I watched the waves as I approached the beach, thinking to myself, "Your daughter is due next week, Rick. Don't die." The middle waves were heavy closeouts, unless I could make it to the huge sets in the back, so that was my goal. I looked for my spot, eventually finding a little lull, and went for it.
I then got slapped by some incredibly handsome whitewash as I watched the only other surfer out catch a beautiful right-hander and ride it with style. Eventually, I made it pretty far before I realized I didn't put nearly enough wax on my board because I'm sliding all over the place. So I went back in without catching a single wave and waxed up.

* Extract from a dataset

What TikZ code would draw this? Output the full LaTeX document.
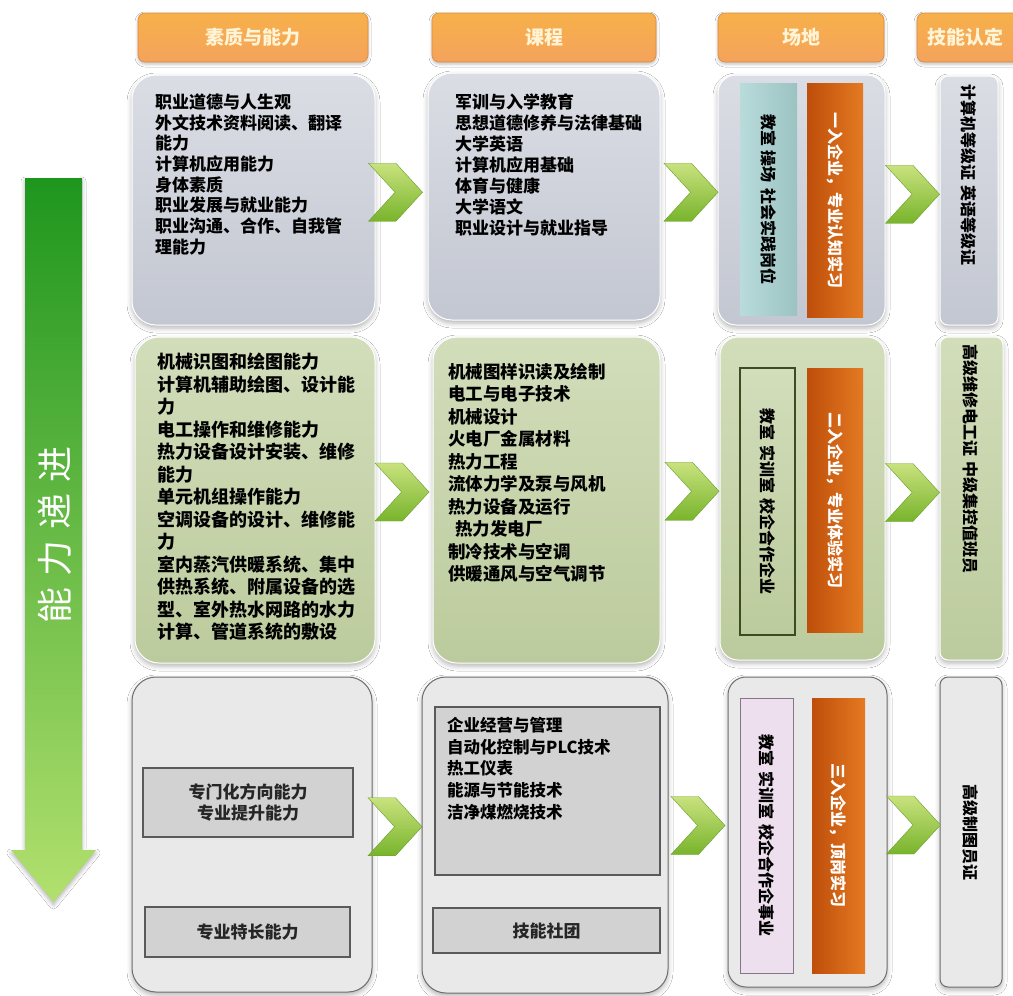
\documentclass[tikz,border=0pt]{standalone}
\usepackage{fontspec}
\setmainfont{Noto Sans CJK SC}
\usetikzlibrary{fit,calc,shapes.symbols,shadows.blur}
\definecolor{grayT}{HTML}{DADDE4}
\definecolor{grayB}{HTML}{C3C7D1}
\definecolor{greenT}{HTML}{D2DDBA}
\definecolor{greenB}{HTML}{BCCB9D}
\definecolor{lightF}{HTML}{E9E9E9}
\definecolor{lightD}{HTML}{6E6E6E}
\definecolor{innerF}{HTML}{D2D2D2}
\definecolor{innerD}{HTML}{5A5A5A}
\definecolor{hdrT}{HTML}{F7B04A}
\definecolor{hdrM}{HTML}{F28C2C}
\definecolor{hdrB}{HTML}{F4A35C}
\definecolor{hdrD}{HTML}{D98A40}
\definecolor{hdrTxt}{HTML}{FFF4D6}
\definecolor{chevT}{HTML}{C9E27E}
\definecolor{chevB}{HTML}{78B42C}
\definecolor{chevD}{HTML}{6A9E2A}
\definecolor{arrT}{HTML}{1E961E}
\definecolor{arrB}{HTML}{B2E06E}
\definecolor{tealL}{HTML}{B9DCDB}
\definecolor{tealR}{HTML}{9CC2C2}
\definecolor{oranL}{HTML}{BE4E0A}
\definecolor{oranR}{HTML}{E47A22}
\definecolor{olive}{HTML}{3E4A20}
\definecolor{pinkF}{HTML}{EEDFEE}
\definecolor{pinkD}{HTML}{85758A}
\begin{document}
\begin{tikzpicture}[x=1pt,y=-1pt,
  box/.style={rounded corners=24pt, inner sep=0pt,
    blur shadow={shadow xshift=0pt,shadow yshift=-3pt,shadow blur radius=5pt,shadow opacity=30}},
  grayrow/.style={box, top color=grayT, bottom color=grayB, draw=white, line width=1pt},
  greenrow/.style={box, top color=greenT, bottom color=greenB, draw=white, line width=1pt},
  lightrow/.style={box, fill=lightF, draw=lightD, line width=1pt},
  placebox/.style={rounded corners=18pt},
  certbox/.style={rounded corners=8pt},
  innerbox/.style={inner sep=0pt, fill=innerF, draw=innerD, line width=1.2pt},
  hdr/.style={rounded corners=7pt, inner sep=0pt, top color=hdrT, middle color=hdrM,
    bottom color=hdrB, draw=hdrD, line width=0.6pt,
    blur shadow={shadow xshift=0pt,shadow yshift=-2pt,shadow blur radius=3pt,shadow opacity=25}},
  hdrtext/.style={text=hdrTxt, font=\fontsize{19}{19}\selectfont\bfseries},
  body/.style={anchor=north west, inner sep=0pt, align=left, text=black},
  vtext/.style={rotate=-90, inner sep=0pt, text=black, font=\fontsize{16}{16}\selectfont\bfseries},
  tealbar/.style={inner sep=0pt, left color=tealL, right color=tealR},
  oranbar/.style={inner sep=0pt, left color=oranL, right color=oranR},
  chev/.style={signal, signal to=east, signal from=west, signal pointer angle=95,
    minimum width=54pt, minimum height=58pt, inner sep=0pt,
    top color=chevT, bottom color=chevB, draw=chevD, line width=0.4pt},
  ctext/.style={inner sep=0pt, align=center, text=black!85, font=\fontsize{17}{21}\selectfont\bfseries}
]
\clip (0,0) rectangle (1013,996);
\fill[white] (0,0) rectangle (1013,996);

% headers
\node[hdr, fit={(138,13) (368,62)}] (h1) {};
\node[hdr, fit={(432,13) (656,62)}] (h2) {};
\node[hdr, fit={(718,13) (884,62)}] (h3) {};
\node[hdr, fit={(917,13) (1030,62)}] (h4) {};
\node[hdrtext] (h1t) at (h1.center) {素质与能力};
\node[hdrtext] (h2t) at (h2.center) {课程};
\node[hdrtext] (h3t) at (h3.center) {场地};
\node[hdrtext] (h4t) at (965,37.5) {技能认定};

% left arrow
\path[top color=arrT, bottom color=arrB,
  blur shadow={shadow xshift=0pt,shadow yshift=-3pt,shadow blur radius=4pt,shadow opacity=30}]
  (25,178) -- (82,178) -- (82,850) -- (96,850) -- (53.5,902) -- (11,850) -- (25,850) -- cycle;
\node[rotate=90, text=white, font=\fontsize{36}{36}\selectfont] (arrt) at (55,535)
  {能\hspace{11pt}力\hspace{11pt}递\hspace{11pt}进};

% row 1
\node[grayrow, fit={(132,75) (375,325)}] (r1c1) {};
\node[grayrow, fit={(428,73) (660,320)}] (r1c2) {};
\node[grayrow, placebox, fit={(718,75) (885,325)}] (r1c3) {};
\node[grayrow, certbox, fit={(940,76) (998,325)}] (r1c4) {};
\node[body, font=\fontsize{17}{20.7}\selectfont\bfseries] (r1c1t) at (155,93.5)
  {职业道德与人生观\\外文技术资料阅读、翻译\\能力\\计算机应用能力\\身体素质\\职业发展与就业能力\\职业沟通、合作、自我管\\理能力};
\node[body, font=\fontsize{17}{21}\selectfont\bfseries] (r1c2t) at (455,93.5)
  {军训与入学教育\\思想道德修养与法律基础\\大学英语\\计算机应用基础\\体育与健康\\大学语文\\职业设计与就业指导};
\node[tealbar, fit={(740,83) (797,315)}] (r1p1) {};
\node[oranbar, fit={(807,83) (863,317)}] (r1p2) {};
\node[vtext] (r1p1t) at (r1p1.center) {教室\hspace{5pt}操场\hspace{5pt}社会实践岗位};
\node[vtext, text=white] (r1p2t) at (r1p2.center) {一入企业，专业认知实习};
\node[vtext, anchor=west] (r1c4t) at (968.5,84) {计算机等级证\hspace{5pt}英语等级证};

% row 2
\node[greenrow, fit={(135,337) (375,663)}] (r2c1) {};
\node[greenrow, fit={(433,337) (660,663)}] (r2c2) {};
\node[greenrow, placebox, fit={(720,337) (885,660)}] (r2c3) {};
\node[greenrow, certbox, fit={(940,337) (1003,660)}] (r2c4) {};
\node[body, font=\fontsize{18}{22.5}\selectfont\bfseries] (r2c1t) at (157,353)
  {机械识图和绘图能力\\计算机辅助绘图、设计能\\力\\电工操作和维修能力\\热力设备设计安装、维修\\能力\\单元机组操作能力\\空调设备的设计、维修能\\力\\室内蒸汽供暖系统、集中\\供热系统、附属设备的选\\型、室外热水网路的水力\\计算、管道系统的敷设};
\node[body, font=\fontsize{17.5}{22.5}\selectfont\bfseries] (r2c2t) at (448,363)
  {机械图样识读及绘制\\电工与电子技术\\机械设计\\火电厂金属材料\\热力工程\\流体力学及泵与风机\\热力设备及运行\\\hspace*{7pt}热力发电厂\\制冷技术与空调\\供暖通风与空气调节};
\node[inner sep=0pt, top color=greenT, bottom color=greenB, draw=olive, line width=1.5pt,
  fit={(740,368) (795,635)}] (r2p1) {};
\node[oranbar, fit={(807,368) (863,632)}] (r2p2) {};
\node[vtext] (r2p1t) at (r2p1.center) {教室\hspace{5pt}实训室\hspace{5pt}校企合作企业};
\node[vtext, text=white] (r2p2t) at (r2p2.center) {二入企业，专业体验实习};
\node[vtext, anchor=west] (r2c4t) at (971,344) {高级维修电工证\hspace{5pt}中级集控值班员};

% row 3
\node[lightrow, fit={(132,677) (372,992)}] (r3c1) {};
\node[lightrow, fit={(422,677) (668,993)}] (r3c2) {};
\node[lightrow, placebox, fit={(728,677) (887,987)}] (r3c3) {};
\node[lightrow, certbox, fit={(940,677) (1002,987)}] (r3c4) {};
\node[innerbox, fit={(143,768) (353,837)}] (r3a) {};
\node[innerbox, fit={(145,907) (350,957)}] (r3b) {};
\node[ctext] (r3at) at (r3a.center) {专门化方向能力\\专业提升能力};
\node[ctext] (r3bt) at (r3b.center) {专业特长能力};
\node[innerbox, fit={(435,707) (660,875)}] (r3c) {};
\node[innerbox, fit={(433,908) (660,953)}] (r3d) {};
\node[body, font=\fontsize{16.5}{21.7}\selectfont\bfseries] (r3ct) at (447,717)
  {企业经营与管理\\自动化控制与PLC技术\\热工仪表\\能源与节能技术\\洁净煤燃烧技术};
\node[ctext] (r3dt) at (r3d.center) {技能社团};
\node[inner sep=0pt, fill=pinkF, draw=pinkD, line width=0.8pt, fit={(740,698) (793,973)}] (r3p1) {};
\node[oranbar, fit={(812,698) (865,973)}] (r3p2) {};
\node[vtext] (r3p1t) at (r3p1.center) {教室\hspace{5pt}实训室\hspace{5pt}校企合作企事业};
\node[vtext, text=white] (r3p2t) at (r3p2.center) {三入企业，顶岗实习};
\node[vtext] (r3c4t) at (r3c4.center) {高级制图员证};

% chevrons
\node[chev] (k11) at ($(r1c1.east)!0.5!(r1c2.west)+(-6,-6)$) {};
\node[chev] (k12) at ($(r1c2.east)!0.5!(r1c3.west)+(2,-6)$) {};
\node[chev] (k13) at ($(r1c3.east)!0.5!(r1c4.west)+(0,-6)$) {};
\node[chev] (k21) at ($(r2c1.east)!0.5!(r2c2.west)+(-2,-8)$) {};
\node[chev] (k22) at ($(r2c2.east)!0.5!(r2c3.west)+(2,-8)$) {};
\node[chev] (k23) at ($(r2c3.east)!0.5!(r2c4.west)+(0,-6)$) {};
\node[chev] (k31) at ($(r3c1.east)!0.5!(r3c2.west)+(-2,-8)$) {};
\node[chev] (k32) at ($(r3c2.east)!0.5!(r3c3.west)+(0,-8)$) {};
\node[chev] (k33) at ($(r3c3.east)!0.5!(r3c4.west)+(0,-7)$) {};
\end{tikzpicture}
\end{document}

Humility is often found in experiencing something bigger than yourself.
Try #2: more of the same -- pounding and never ending sets. As soon as I thought I'd made it out to the break, I peeked over the crest of the wave I was paddling over and a wave twice its size was crashing in front of me. I got a lot of duck-diving practice that day...a lot.
Well, a man can only take so much. For some reason, I was also getting spooked paddling in the white after-wash of the larger waves. So after biting my lip on a duck-dive-gone-wrong and feeling like a shark hit my foot, I paddled in.
Defeated and dejected, scared and bleeding, I performed the walk of shame back to my backpack on the beach -- all the while watching awesome waves roll in, one after the other. Soon the other surfer came in and told me about how wonderful the waves were at the break. I sheepishly told him I never made it. "Oh," he said, with a little consolation in his voice, and nothing more. After he left, I stood there for a long time, watching the water and wondering if I should have paddled back out. I wanted to. I'm not one to quit easily. But the reasons to stop (bleeding lip, responsibilities back home, the "shark") kept popping up, so I left.
As I walked to my car, I decided that this would not be a defining moment in my life. I won't be the guy who gives up after half-an-hour of paddling because he's tired. It was just an off-day. A day counted as experience and a good workout. A day to be forgotten, save the lessons learned. A day for humility.